_REQUIREMENTS:_ Only the lines from the start of the data to the line containing "3, 4]).range([150, 847]);", both included, should be output, exactly and without pictures.

◇ ◇ ◇

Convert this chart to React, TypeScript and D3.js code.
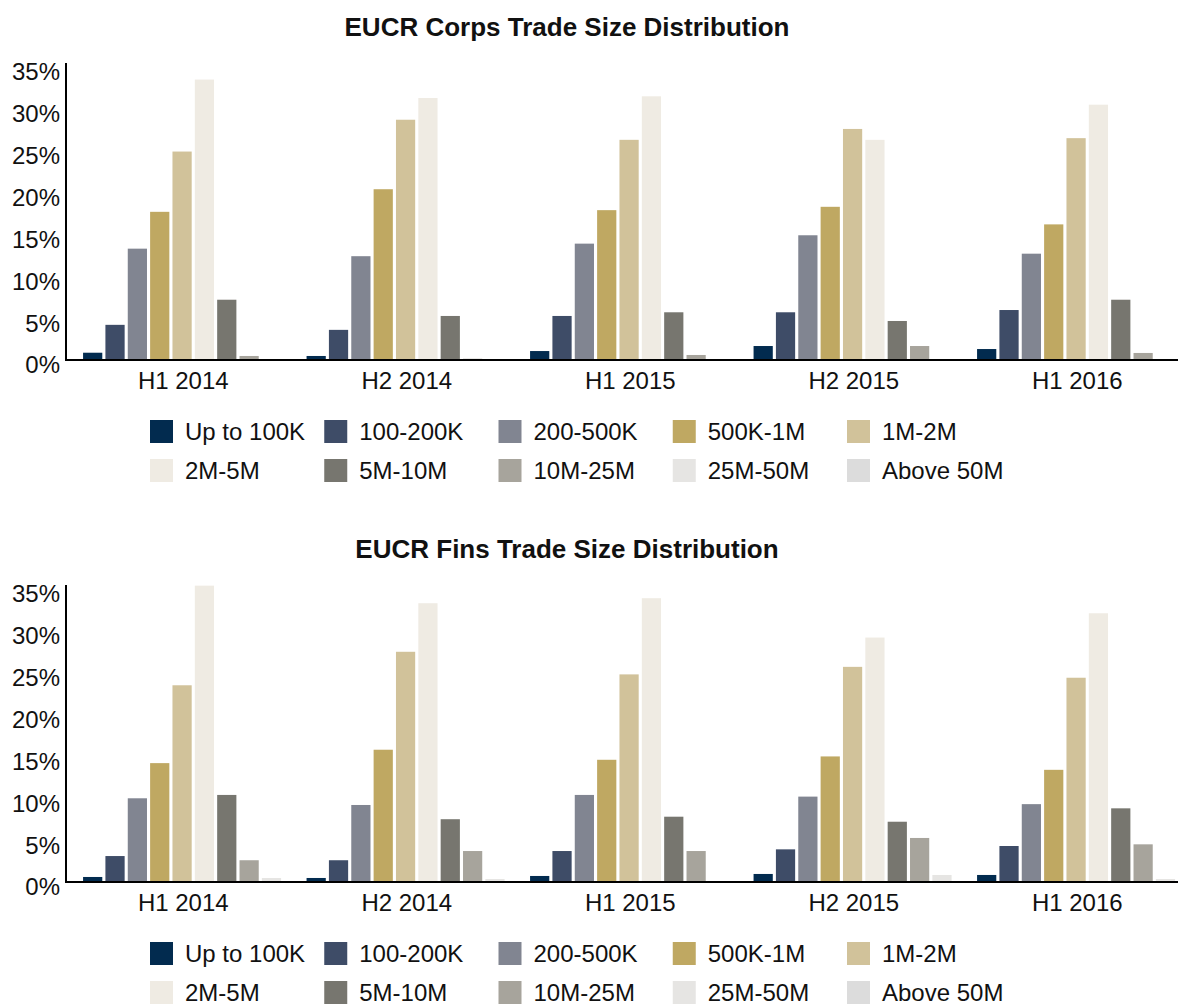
import * as d3 from "d3";

const periods = ["H1 2014", "H2 2014", "H1 2015", "H2 2015", "H1 2016"];
const buckets = [
  "Up to 100K", "100-200K", "200-500K", "500K-1M", "1M-2M",
  "2M-5M", "5M-10M", "10M-25M", "25M-50M", "Above 50M",
];
const bucketColors = [
  "#022b4f", "#3e4c67", "#818591", "#bfa862", "#d1c29a",
  "#efebe3", "#77766f", "#a7a49c", "#e6e5e3", "#dcdcdc",
];
const yTicks = [0, 5, 10, 15, 20, 25, 30, 35];

// percent of trades per bucket, one row per period
const corpsH1_2014 = [0.87, 4.2, 13.3, 17.7, 24.9, 33.5, 7.2, 0.48, 0.1, 0.05];
const corpsH2_2014 = [0.48, 3.6, 12.4, 20.4, 28.7, 31.3, 5.26, 0.15, 0.05, 0.02];
const corpsH1_2015 = [1.07, 5.26, 13.9, 17.9, 26.3, 31.5, 5.7, 0.6, 0.05, 0.02];
const corpsH2_2015 = [1.67, 5.7, 14.9, 18.3, 27.6, 26.3, 4.66, 1.67, 0.1, 0.03];
const corpsH1_2016 = [1.31, 5.97, 12.7, 16.2, 26.5, 30.5, 7.2, 0.84, 0.1, 0.03];

const finsH1_2014 = [0.6, 3.1, 10.0, 14.2, 23.5, 35.4, 10.4, 2.6, 0.48, 0.05];
const finsH2_2014 = [0.48, 2.6, 9.2, 15.8, 27.5, 33.3, 7.5, 3.7, 0.36, 0.05];
const finsH1_2015 = [0.72, 3.7, 10.4, 14.6, 24.8, 33.9, 7.8, 3.7, 0.1, 0.05];
const finsH2_2015 = [0.96, 3.9, 10.2, 15.0, 25.7, 29.2, 7.2, 5.26, 0.84, 0.1];
const finsH1_2016 = [0.84, 4.3, 9.3, 13.4, 24.4, 32.1, 8.8, 4.5, 0.36, 0.05];

const corpsRows = [corpsH1_2014, corpsH2_2014, corpsH1_2015, corpsH2_2015, corpsH1_2016];
const finsRows = [finsH1_2014, finsH2_2014, finsH1_2015, finsH2_2015, finsH1_2016];

const W = 1178;
const H = 1007;
const font = "'Liberation Sans', Arial, Helvetica, sans-serif";

const axisX = 66;
const x0 = d3.scaleBand<string>().domain(periods).range([81.5, 1199]).padding(0);
const x1 = d3
  .scaleBand<string>()
  .domain(buckets)
  .range([0, x0.bandwidth()])
  .paddingInner(0.14)
  .paddingOuter(0.07);

const legendX = d3.scalePoint<number>().domain([0, 1, 2, 3, 4]).range([150, 847]);

function Panel({ title, rows, top }: { title: string; rows: number[][]; top: number }) {
  const base = top + 360;
  const y = d3.scaleLinear().domain([0, 35]).range([base, base - 293]);

  return (
    <g>
      <text x={567} y={top + 36} textAnchor="middle" fontFamily={font} fontWeight="bold" fontSize={26} fill="#111">
        {title}
      </text>

      {rows.map((row, pi) => (
        <g key={periods[pi]} transform={`translate(${x0(periods[pi])},0)`}>
          {row.map((v, bi) => (
            <rect
              key={buckets[bi]}
              x={x1(buckets[bi])}
              y={y(v)}
              width={x1.bandwidth()}
              height={base - y(v)}
              fill={bucketColors[bi]}
            />
          ))}
        </g>
      ))}

      {/* y axis */}
      <line x1={axisX} x2={axisX} y1={base - 297} y2={base + 1} stroke="#000" strokeWidth={2} />
      <line x1={axisX - 1} x2={W} y1={base} y2={base} stroke="#000" strokeWidth={2} />
      {yTicks.map((t) => (
        <text key={t} x={60} y={y(t) + 5} dy="0.35em" textAnchor="end" fontFamily={font} fontSize={24} fill="#111">
          {t}%
        </text>
      ))}

      {/* x labels */}
      {periods.map((p) => (
        <text
          key={p}
          x={(x0(p) ?? 0) + x0.bandwidth() / 2 - 10}
          y={base + 29}
          textAnchor="middle"
          fontFamily={font}
          fontSize={24}
          fill="#111"
        >
          {p}
        </text>
      ))}

      {/* legend */}
      {buckets.map((b, i) => {
        const lx = legendX(i % 5) ?? 0;
        const ly = base + 60 + Math.floor(i / 5) * 39;
        return (
          <g key={b}>
            <rect x={lx} y={ly} width={23} height={23} fill={bucketColors[i]} />
            <text x={lx + 35} y={ly + 12} dy="0.35em" fontFamily={font} fontSize={24} fill="#111">
              {b}
            </text>
          </g>
        );
      })}
    </g>
  );
}

export default function App() {
  return (
    <svg
      width={W}
      height={H}
      viewBox={`0 0 ${W} ${H}`}
      style={{ position: "absolute", left: 0, top: 0, background: "#fff" }}
    >
      <Panel title="EUCR Corps Trade Size Distribution" rows={corpsRows} top={0} />
      <Panel title="EUCR Fins Trade Size Distribution" rows={finsRows} top={522} />
    </svg>
  );
}
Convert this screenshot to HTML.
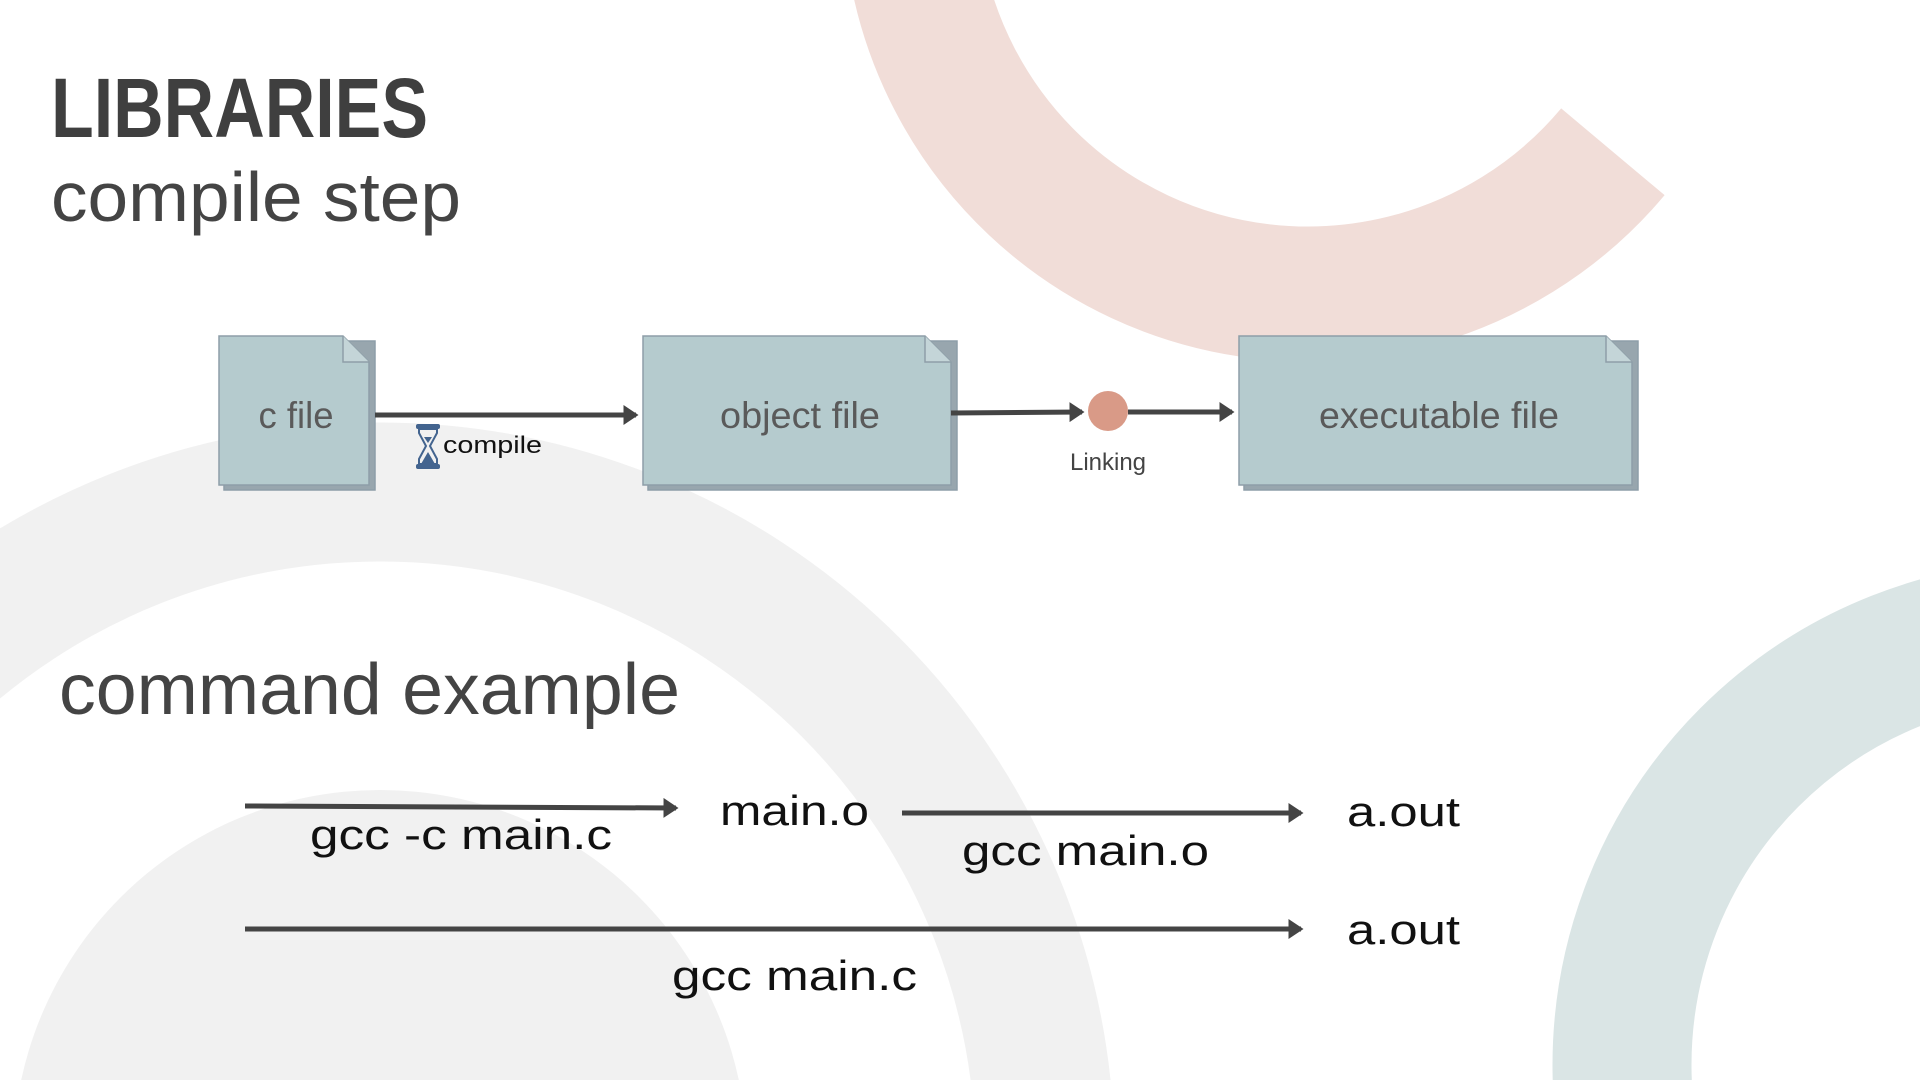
<!DOCTYPE html>
<html><head><meta charset="utf-8"><style>
html,body{margin:0;padding:0;background:#fff;width:1920px;height:1080px;overflow:hidden;}
svg{display:block;}
</style></head><body>
<svg width="1920" height="1080" viewBox="0 0 1920 1080" xmlns="http://www.w3.org/2000/svg">
<defs>
<marker id="ah" markerWidth="4" markerHeight="4" refX="2.5" refY="2" orient="auto" markerUnits="strokeWidth">
<path d="M0,0 L3,2 L0,4 Z" fill="#444"/></marker>
</defs>
<rect width="1920" height="1080" fill="#fff"/>
<circle cx="380" cy="1157" r="665" fill="none" stroke="#f1f1f1" stroke-width="139"/>
<circle cx="380" cy="1157" r="367" fill="#f1f1f1"/>
<circle cx="2057" cy="1065" r="435" fill="none" stroke="#dae5e5" stroke-width="139"/>
<path d="M 1612.9 151.8 A 398 398 0 0 1 916 -173" fill="none" stroke="#f1ddd8" stroke-width="135"/>

<text x="51" y="137" font-family="Liberation Sans, sans-serif" font-weight="bold" font-size="84" fill="#3f3f3f" textLength="377" lengthAdjust="spacingAndGlyphs">LIBRARIES</text>
<text x="51" y="221" font-family="Liberation Sans, sans-serif" font-size="70" fill="#444" textLength="410" lengthAdjust="spacingAndGlyphs">compile step</text>

<g fill="#b5cbce" stroke="#8e9ea8" stroke-width="1.5">
<path d="M224,341 H375 V490 H224 Z" fill="#98a6ae"/>
<path d="M219,336 H343 L369,362 V485 H219 Z"/>
<path d="M343,336 V362 H369" fill="#c4d5d8"/>
<path d="M648,341 H957 V490 H648 Z" fill="#98a6ae"/>
<path d="M643,336 H925 L951,362 V485 H643 Z"/>
<path d="M925,336 V362 H951" fill="#c4d5d8"/>
<path d="M1244,341 H1638 V490 H1244 Z" fill="#98a6ae"/>
<path d="M1239,336 H1606 L1632,362 V485 H1239 Z"/>
<path d="M1606,336 V362 H1632" fill="#c4d5d8"/>
</g>
<g font-family="Liberation Sans, sans-serif" font-size="37" fill="#5a5a5a" text-anchor="middle">
<text x="296" y="428" textLength="75" lengthAdjust="spacingAndGlyphs">c file</text>
<text x="800" y="428" textLength="160" lengthAdjust="spacingAndGlyphs">object file</text>
<text x="1439" y="428" textLength="240" lengthAdjust="spacingAndGlyphs">executable file</text>
</g>
<g stroke="#444" stroke-width="5" fill="none">
<line x1="375" y1="415" x2="636" y2="415" marker-end="url(#ah)"/>
<line x1="951" y1="413" x2="1082" y2="412" marker-end="url(#ah)"/>
<line x1="1128" y1="412" x2="1232" y2="412" marker-end="url(#ah)"/>
</g>
<circle cx="1108" cy="411" r="20" fill="#d99a87"/>
<text x="1108" y="470" font-family="Liberation Sans, sans-serif" font-size="24" fill="#444" text-anchor="middle">Linking</text>
<g fill="#43648f">
<rect x="416" y="424" width="24" height="5" rx="2"/>
<rect x="416" y="464" width="24" height="5" rx="2"/>
<path d="M419,429 L437,429 L437,433 L430,446 L437,459 L437,464 L419,464 L419,459 L426,446 L419,433 Z" fill="none" stroke="#43648f" stroke-width="2"/>
<path d="M421,464 L428,452 L435,464 Z"/>
<path d="M424,437 L432,437 L428,443 Z"/>
</g>
<text x="443" y="453" font-family="Liberation Sans, sans-serif" font-size="24" fill="#111" textLength="99" lengthAdjust="spacingAndGlyphs">compile</text>

<text x="59" y="714" font-family="Liberation Sans, sans-serif" font-size="72" fill="#444" textLength="621" lengthAdjust="spacingAndGlyphs">command example</text>

<g stroke="#444" stroke-width="5" fill="none">
<line x1="245" y1="806" x2="676" y2="808" marker-end="url(#ah)"/>
<line x1="902" y1="813" x2="1301" y2="813" marker-end="url(#ah)"/>
<line x1="245" y1="929" x2="1301" y2="929" marker-end="url(#ah)"/>
</g>
<g font-family="Liberation Sans, sans-serif" font-size="42" fill="#111">
<text x="310" y="849" textLength="302" lengthAdjust="spacingAndGlyphs">gcc -c main.c</text>
<text x="720" y="825" textLength="149" lengthAdjust="spacingAndGlyphs">main.o</text>
<text x="962" y="865" textLength="247" lengthAdjust="spacingAndGlyphs">gcc main.o</text>
<text x="1347" y="826" textLength="113" lengthAdjust="spacingAndGlyphs">a.out</text>
<text x="1347" y="944" textLength="113" lengthAdjust="spacingAndGlyphs">a.out</text>
<text x="672" y="990" textLength="245" lengthAdjust="spacingAndGlyphs">gcc main.c</text>
</g>
</svg>
</body></html>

◇ ◇ ◇

_TASK RESPONSE:_
Convert this chart to React, TypeScript and D3.js code.
import * as d3 from "d3";

const periods = ["H1 2014", "H2 2014", "H1 2015", "H2 2015", "H1 2016"];
const buckets = [
  "Up to 100K", "100-200K", "200-500K", "500K-1M", "1M-2M",
  "2M-5M", "5M-10M", "10M-25M", "25M-50M", "Above 50M",
];
const bucketColors = [
  "#022b4f", "#3e4c67", "#818591", "#bfa862", "#d1c29a",
  "#efebe3", "#77766f", "#a7a49c", "#e6e5e3", "#dcdcdc",
];
const yTicks = [0, 5, 10, 15, 20, 25, 30, 35];

// percent of trades per bucket, one row per period
const corpsH1_2014 = [0.87, 4.2, 13.3, 17.7, 24.9, 33.5, 7.2, 0.48, 0.1, 0.05];
const corpsH2_2014 = [0.48, 3.6, 12.4, 20.4, 28.7, 31.3, 5.26, 0.15, 0.05, 0.02];
const corpsH1_2015 = [1.07, 5.26, 13.9, 17.9, 26.3, 31.5, 5.7, 0.6, 0.05, 0.02];
const corpsH2_2015 = [1.67, 5.7, 14.9, 18.3, 27.6, 26.3, 4.66, 1.67, 0.1, 0.03];
const corpsH1_2016 = [1.31, 5.97, 12.7, 16.2, 26.5, 30.5, 7.2, 0.84, 0.1, 0.03];

const finsH1_2014 = [0.6, 3.1, 10.0, 14.2, 23.5, 35.4, 10.4, 2.6, 0.48, 0.05];
const finsH2_2014 = [0.48, 2.6, 9.2, 15.8, 27.5, 33.3, 7.5, 3.7, 0.36, 0.05];
const finsH1_2015 = [0.72, 3.7, 10.4, 14.6, 24.8, 33.9, 7.8, 3.7, 0.1, 0.05];
const finsH2_2015 = [0.96, 3.9, 10.2, 15.0, 25.7, 29.2, 7.2, 5.26, 0.84, 0.1];
const finsH1_2016 = [0.84, 4.3, 9.3, 13.4, 24.4, 32.1, 8.8, 4.5, 0.36, 0.05];

const corpsRows = [corpsH1_2014, corpsH2_2014, corpsH1_2015, corpsH2_2015, corpsH1_2016];
const finsRows = [finsH1_2014, finsH2_2014, finsH1_2015, finsH2_2015, finsH1_2016];

const W = 1178;
const H = 1007;
const font = "'Liberation Sans', Arial, Helvetica, sans-serif";

const axisX = 66;
const x0 = d3.scaleBand<string>().domain(periods).range([81.5, 1199]).padding(0);
const x1 = d3
  .scaleBand<string>()
  .domain(buckets)
  .range([0, x0.bandwidth()])
  .paddingInner(0.14)
  .paddingOuter(0.07);

const legendX = d3.scalePoint<number>().domain([0, 1, 2, 3, 4]).range([150, 847]);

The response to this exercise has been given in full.